A nossa malha viária é péssima, até pelo fato de ser um caminho para São Paulo. (Moradores de) Rio Grande da Serra, Ribeirão Pires, Mauá e Santo André, todos passam pela Avenida dos Estados para chegar à Capital. Temos também a Rodovia Anchieta e são essas as duas opções principais. Então, a mobilidade urbana acaba sendo o nosso grande gargalo. 

O senhor citou a mobilidade como gargalo. Na sua avaliação, qual deve ser o impacto do BRT nessa questão?

Não deve melhorar nada. O monotrilho melhora porque tira de circulação outros veículos. O BRT pode tirar as pessoas dos carros, mas elas vão para o ônibus, no mesmo nível dos carros, então precisa de mais ônibus. A vantagem do monotrilho é estar em outro nível. Só o fato de não melhorar nada já é péssimo.

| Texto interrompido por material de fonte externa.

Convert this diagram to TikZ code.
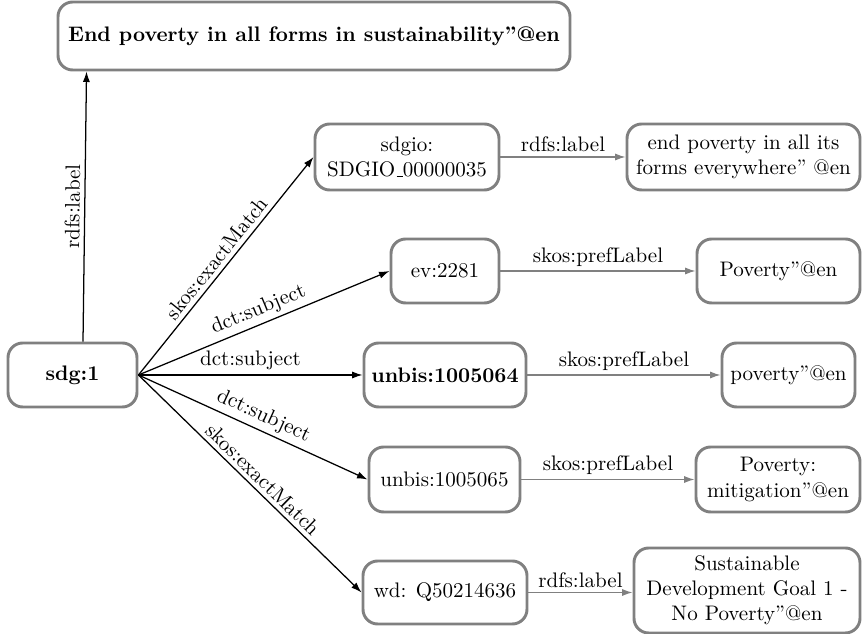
\documentclass[tikz,border=0pt]{standalone}
\usetikzlibrary{arrows.meta,calc}
\def\u{0.4757pt}
\newcommand{\lowbar}{\leavevmode\kern.06em\rule{.3em}{0.4pt}}
\definecolor{boxgray}{RGB}{128,128,128}
\definecolor{edgegray}{RGB}{128,128,128}
\tikzset{
  box/.style={draw=boxgray, line width=1.4pt, rounded corners=7pt, align=center,
    inner sep=0pt, font=\normalsize},
  blackedge/.style={line width=0.6pt, -{Latex[length=5pt,width=3.4pt]}},
  grayedge/.style={draw=edgegray, line width=0.6pt, -{Latex[length=5pt,width=3.4pt]}, fill=edgegray},
  elabel/.style={midway, above, sloped, inner sep=2pt, text=black},
}
\begin{document}
\begin{tikzpicture}[x=\u, y=-\u]
\useasboundingbox (0,0) rectangle (862,634);
% nodes
\node[box, minimum width=512*\u, minimum height=68*\u] (top) at (314,36) {\bfseries End poverty in all forms in sustainability''@en};
\node[box, minimum width=129*\u, minimum height=64*\u] (sdg) at (72.5,375) {\bfseries sdg:1};
\node[box, minimum width=184*\u, minimum height=66*\u] (sdgio) at (407,157) {sdgio:\\SDGIO\lowbar00000035};
\node[box, minimum width=233*\u, minimum height=66*\u] (endpov) at (743.5,157) {end poverty in all its\\forms everywhere'' @en};
\node[box, minimum width=108*\u, minimum height=64*\u] (ev) at (445,271) {ev:2281};
\node[box, minimum width=163*\u, minimum height=64*\u] (povA) at (778.5,271) {Poverty''@en};
\node[box, minimum width=162*\u, minimum height=64*\u] (unA) at (445,375) {\bfseries unbis:1005064};
\node[box, minimum width=133*\u, minimum height=64*\u] (povB) at (788.5,375) {poverty''@en};
\node[box, minimum width=151*\u, minimum height=65*\u] (unB) at (444.5,479.5) {unbis:1005065};
\node[box, minimum width=164*\u, minimum height=65*\u] (mitig) at (778,479.5) {Poverty:\\mitigation''@en};
\node[box, minimum width=164*\u, minimum height=63*\u] (wd) at (445,592.5) {wd: Q50214636};
\node[box, minimum width=226*\u, minimum height=85*\u] (sust) at (747,590.5) {Sustainable\\Development Goal 1 -\\No Poverty''@en};
% black edges
\draw[blackedge] ($(sdg.north)+(10.5,0)$) -- node[elabel]{rdfs:label} ($(top.south west)+(30,0)$);
\draw[blackedge] (sdg.east) -- node[elabel]{skos:exactMatch} (sdgio.west);
\draw[blackedge] (sdg.east) -- node[elabel]{dct:subject} (ev.west);
\draw[blackedge] (sdg.east) -- node[elabel]{dct:subject} (unA.west);
\draw[blackedge] (sdg.east) -- node[elabel, pos=0.52]{dct:subject} (unB.west);
\draw[blackedge] (sdg.east) -- node[elabel, pos=0.52]{skos:exactMatch} (wd.west);
% gray edges
\draw[grayedge] (sdgio.east) -- node[elabel]{rdfs:label} (endpov.west);
\draw[grayedge] (ev.east) -- node[elabel]{skos:prefLabel} (povA.west);
\draw[grayedge] (unA.east) -- node[elabel]{skos:prefLabel} (povB.west);
\draw[grayedge] (unB.east) -- node[elabel]{skos:prefLabel} (mitig.west);
\draw[grayedge] (wd.east) -- node[elabel]{rdfs:label} (wd.east -| sust.west);
\end{tikzpicture}
\end{document}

O BRT talvez leve as pessoas mais rápido, mas o trânsito vai continuar ruim e até pior.

RAIO X

Nome:Luiz Augusto Moretti

Estado civil: Casado

Idade: 68 anos

Local de nascimento:Nasceu e mora em Santo André

Formação: Em engenharia mecânica e matemática

Hobby: Tênis e viajar

Local predileto:Toscana, na Itália

Livro que recomenda: Pai Rico, Pai Pobre, de Robert Kiyosaki e Sharon L. Lechter

Artista que marcou sua vida:Robert De Niro

Profissão:Engenheiro e professor de matemática

Onde trabalha:Atua como presidente da Associação dos Engenheiros e Arquitetos do Grande ABC.